Problem details
Word for word, give the material below again, minus any images.

Dataset excerpt
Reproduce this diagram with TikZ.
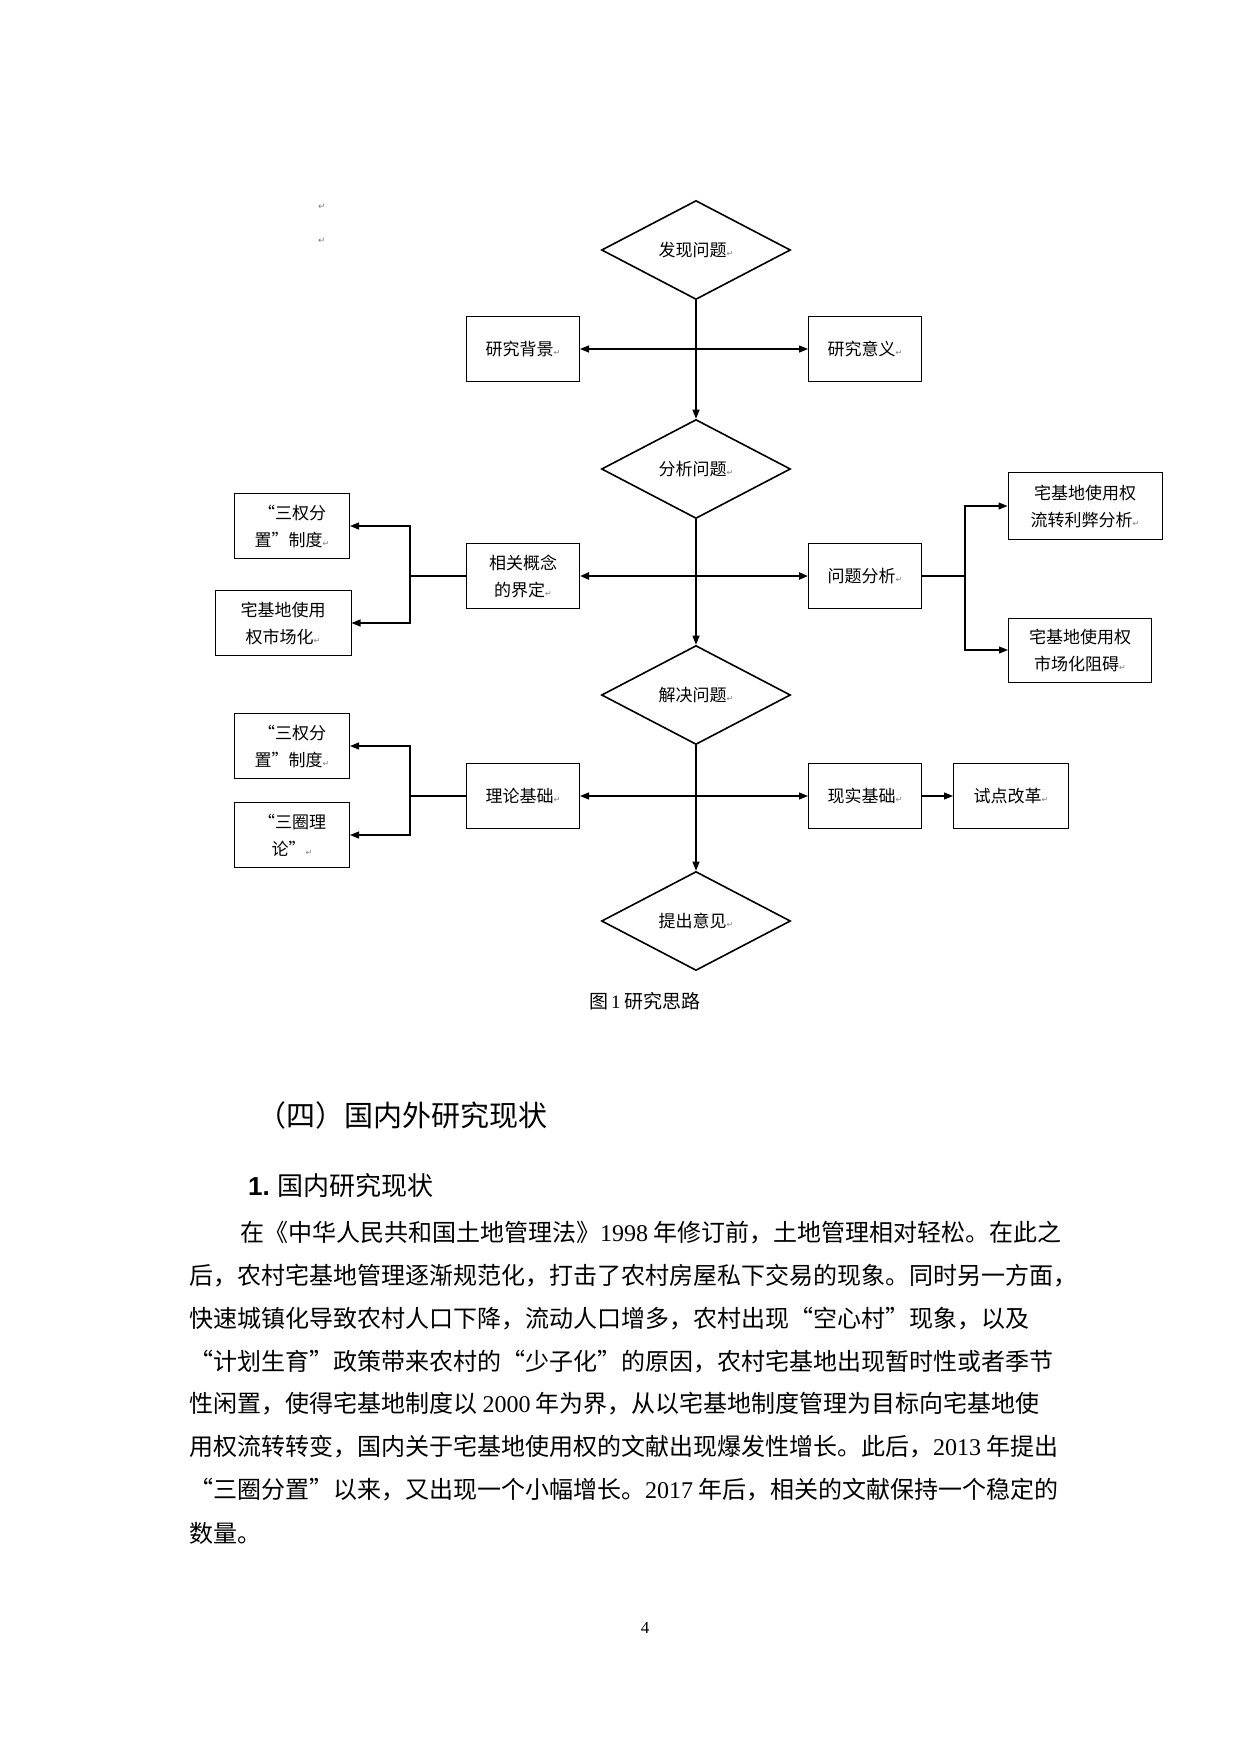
\documentclass[tikz,border=0pt]{standalone}
\usepackage{fontspec}
\setmainfont{Liberation Serif}
\newfontfamily\cjk{Noto Sans CJK SC}
\newfontfamily\djv{DejaVu Sans}
\usetikzlibrary{shapes.geometric,arrows.meta}
\newcommand{\rtn}{{\djv\fontsize{8}{8}\selectfont\textcolor{gray}{↵}}}
\begin{document}
\begin{tikzpicture}[x=1pt,y=-1pt,
  lab/.style={font=\cjk\fontsize{17}{27}\selectfont,align=center},
  box/.style={lab,draw,line width=1pt,minimum width=113pt,minimum height=65pt,inner sep=2pt},
  dia/.style={lab,draw,diamond,line width=1.6pt,aspect=1.9,inner sep=0pt,minimum width=189pt,minimum height=99pt},
  ln/.style={line width=1.2pt},
  arr/.style={ln,-{Triangle[length=9pt,width=7pt]}},
  darr/.style={ln,{Triangle[length=9pt,width=7pt]}-{Triangle[length=9pt,width=7pt]}},
  body/.style={font=\cjk\fontsize{24}{24}\selectfont,anchor=west,inner sep=0pt}]
\useasboundingbox (0,0) rectangle (1240,1754);
\begin{scope}[xshift=-4pt]
\node[font=\djv\fontsize{9}{9}\selectfont,text=gray] (m1) at (326,207) {↵};
\node[font=\djv\fontsize{9}{9}\selectfont,text=gray] (m2) at (326,241) {↵};
\node[dia] (d1) at (700,250) {发现问题\rtn};
\node[dia] (d2) at (700,469) {分析问题\rtn};
\node[dia] (d3) at (700,695) {解决问题\rtn};
\node[dia] (d4) at (700,921) {提出意见\rtn};
\node[box] (b1) at (527,349) {研究背景\rtn};
\node[box] (b2) at (869,349) {研究意义\rtn};
\node[box] (c1) at (527,576) {相关概念\\的界定\rtn};
\node[box] (c2) at (869,576) {问题分析\rtn};
\node[box,minimum width=115pt] (l1) at (296,526) {“三权分\\置”制度\rtn};
\node[box,minimum width=136pt] (l2) at (287,623) {宅基地使用\\权市场化\rtn};
\node[box,minimum width=154pt,minimum height=67pt] (r1) at (1089,506) {宅基地使用权\\流转利弊分析\rtn};
\node[box,minimum width=143pt,minimum height=64pt] (r2) at (1084,650) {宅基地使用权\\市场化阻碍\rtn};
\node[box] (t1) at (527,796) {理论基础\rtn};
\node[box] (t2) at (869,796) {现实基础\rtn};
\node[box,minimum width=115pt] (t3) at (1015,796) {试点改革\rtn};
\node[box,minimum width=115pt] (k1) at (296,746) {“三权分\\置”制度\rtn};
\node[box,minimum width=115pt] (k2) at (296,835) {“三圈理\\论”\rtn};
\draw[arr] (d1.south) -- (d2.north);
\draw[darr] (b1.east) -- (b2.west);
\draw[arr] (d2.south) -- (d3.north);
\draw[darr,line width=2.6pt] (c1.east) -- (c2.west);
\draw[arr] (d3.south) -- (d4.north);
\draw[darr] (t1.east) -- (t2.west);
\draw[arr] (t2.east) -- (t3.west);
\coordinate (jl) at (414,576);
\coordinate (jr) at (969,576);
\coordinate (jt) at (414,796);
\draw[ln,line width=2pt] (c1.west) -- (jl);
\draw[arr] (jl) |- (l1.east);
\draw[arr] (jl) |- (l2.east);
\draw[ln,line width=2pt] (c2.east) -- (jr);
\draw[arr] (jr) |- (r1.west);
\draw[arr] (jr) |- (r2.west);
\draw[ln] (t1.west) -- (jt);
\draw[arr] (jt) |- (k1.east);
\draw[arr] (jt) |- (k2.east);
\end{scope}
\node[font=\cjk\fontsize{19}{19}\selectfont] (cap) at (645,1001) {图\,{\rmfamily 1} 研究思路};
\begin{scope}[yshift=9pt]
\node[font=\cjk\fontsize{29}{29}\selectfont,anchor=west,inner sep=0pt] (h1) at (257,1124) {（四）国内外研究现状};
\node[font=\cjk\fontsize{26}{26}\selectfont,anchor=west,inner sep=0pt] (h2) at (248,1195) {{\fontspec{Liberation Sans}\bfseries 1.} 国内研究现状};
\node[body] (p1) at (240,1242) {在《中华人民共和国土地管理法》{\rmfamily 1998} 年修订前，土地管理相对轻松。在此之};
\node[body] (p2) at (189,1285) {后，农村宅基地管理逐渐规范化，打击了农村房屋私下交易的现象。同时另一方面，};
\node[body] (p3) at (189,1328) {快速城镇化导致农村人口下降，流动人口增多，农村出现“空心村”现象，以及};
\node[body] (p4) at (189,1371) {“计划生育”政策带来农村的“少子化”的原因，农村宅基地出现暂时性或者季节};
\node[body] (p5) at (189,1413) {性闲置，使得宅基地制度以 {\rmfamily 2000} 年为界，从以宅基地制度管理为目标向宅基地使};
\node[body] (p6) at (189,1456) {用权流转转变，国内关于宅基地使用权的文献出现爆发性增长。此后，{\rmfamily 2013} 年提出};
\node[body] (p7) at (189,1499) {“三圈分置”以来，又出现一个小幅增长。{\rmfamily 2017} 年后，相关的文献保持一个稳定的};
\node[body] (p8) at (189,1542) {数量。};
\end{scope}
\node[font=\rmfamily\fontsize{17}{17}\selectfont] (pg) at (645,1628) {4};
\end{tikzpicture}
\end{document}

Answer to this problem
Reproduce this diagram with TikZ.
\documentclass[tikz,border=0pt]{standalone}
\usepackage{fontspec}
\setmainfont{Liberation Serif}
\newfontfamily\cjk{Noto Sans CJK SC}
\newfontfamily\djv{DejaVu Sans}
\usetikzlibrary{shapes.geometric,arrows.meta}
\newcommand{\rtn}{{\djv\fontsize{8}{8}\selectfont\textcolor{gray}{↵}}}
\begin{document}
\begin{tikzpicture}[x=1pt,y=-1pt,
  lab/.style={font=\cjk\fontsize{17}{27}\selectfont,align=center},
  box/.style={lab,draw,line width=1pt,minimum width=113pt,minimum height=65pt,inner sep=2pt},
  dia/.style={lab,draw,diamond,line width=1.6pt,aspect=1.9,inner sep=0pt,minimum width=189pt,minimum height=99pt},
  ln/.style={line width=1.2pt},
  arr/.style={ln,-{Triangle[length=9pt,width=7pt]}},
  darr/.style={ln,{Triangle[length=9pt,width=7pt]}-{Triangle[length=9pt,width=7pt]}},
  body/.style={font=\cjk\fontsize{24}{24}\selectfont,anchor=west,inner sep=0pt}]
\useasboundingbox (0,0) rectangle (1240,1754);
\begin{scope}[xshift=-4pt]
\node[font=\djv\fontsize{9}{9}\selectfont,text=gray] (m1) at (326,207) {↵};
\node[font=\djv\fontsize{9}{9}\selectfont,text=gray] (m2) at (326,241) {↵};
\node[dia] (d1) at (700,250) {发现问题\rtn};
\node[dia] (d2) at (700,469) {分析问题\rtn};
\node[dia] (d3) at (700,695) {解决问题\rtn};
\node[dia] (d4) at (700,921) {提出意见\rtn};
\node[box] (b1) at (527,349) {研究背景\rtn};
\node[box] (b2) at (869,349) {研究意义\rtn};
\node[box] (c1) at (527,576) {相关概念\\的界定\rtn};
\node[box] (c2) at (869,576) {问题分析\rtn};
\node[box,minimum width=115pt] (l1) at (296,526) {“三权分\\置”制度\rtn};
\node[box,minimum width=136pt] (l2) at (287,623) {宅基地使用\\权市场化\rtn};
\node[box,minimum width=154pt,minimum height=67pt] (r1) at (1089,506) {宅基地使用权\\流转利弊分析\rtn};
\node[box,minimum width=143pt,minimum height=64pt] (r2) at (1084,650) {宅基地使用权\\市场化阻碍\rtn};
\node[box] (t1) at (527,796) {理论基础\rtn};
\node[box] (t2) at (869,796) {现实基础\rtn};
\node[box,minimum width=115pt] (t3) at (1015,796) {试点改革\rtn};
\node[box,minimum width=115pt] (k1) at (296,746) {“三权分\\置”制度\rtn};
\node[box,minimum width=115pt] (k2) at (296,835) {“三圈理\\论”\rtn};
\draw[arr] (d1.south) -- (d2.north);
\draw[darr] (b1.east) -- (b2.west);
\draw[arr] (d2.south) -- (d3.north);
\draw[darr,line width=2.6pt] (c1.east) -- (c2.west);
\draw[arr] (d3.south) -- (d4.north);
\draw[darr] (t1.east) -- (t2.west);
\draw[arr] (t2.east) -- (t3.west);
\coordinate (jl) at (414,576);
\coordinate (jr) at (969,576);
\coordinate (jt) at (414,796);
\draw[ln,line width=2pt] (c1.west) -- (jl);
\draw[arr] (jl) |- (l1.east);
\draw[arr] (jl) |- (l2.east);
\draw[ln,line width=2pt] (c2.east) -- (jr);
\draw[arr] (jr) |- (r1.west);
\draw[arr] (jr) |- (r2.west);
\draw[ln] (t1.west) -- (jt);
\draw[arr] (jt) |- (k1.east);
\draw[arr] (jt) |- (k2.east);
\end{scope}
\node[font=\cjk\fontsize{19}{19}\selectfont] (cap) at (645,1001) {图\,{\rmfamily 1} 研究思路};
\begin{scope}[yshift=9pt]
\node[font=\cjk\fontsize{29}{29}\selectfont,anchor=west,inner sep=0pt] (h1) at (257,1124) {（四）国内外研究现状};
\node[font=\cjk\fontsize{26}{26}\selectfont,anchor=west,inner sep=0pt] (h2) at (248,1195) {{\fontspec{Liberation Sans}\bfseries 1.} 国内研究现状};
\node[body] (p1) at (240,1242) {在《中华人民共和国土地管理法》{\rmfamily 1998} 年修订前，土地管理相对轻松。在此之};
\node[body] (p2) at (189,1285) {后，农村宅基地管理逐渐规范化，打击了农村房屋私下交易的现象。同时另一方面，};
\node[body] (p3) at (189,1328) {快速城镇化导致农村人口下降，流动人口增多，农村出现“空心村”现象，以及};
\node[body] (p4) at (189,1371) {“计划生育”政策带来农村的“少子化”的原因，农村宅基地出现暂时性或者季节};
\node[body] (p5) at (189,1413) {性闲置，使得宅基地制度以 {\rmfamily 2000} 年为界，从以宅基地制度管理为目标向宅基地使};
\node[body] (p6) at (189,1456) {用权流转转变，国内关于宅基地使用权的文献出现爆发性增长。此后，{\rmfamily 2013} 年提出};
\node[body] (p7) at (189,1499) {“三圈分置”以来，又出现一个小幅增长。{\rmfamily 2017} 年后，相关的文献保持一个稳定的};
\node[body] (p8) at (189,1542) {数量。};
\end{scope}
\node[font=\rmfamily\fontsize{17}{17}\selectfont] (pg) at (645,1628) {4};
\end{tikzpicture}
\end{document}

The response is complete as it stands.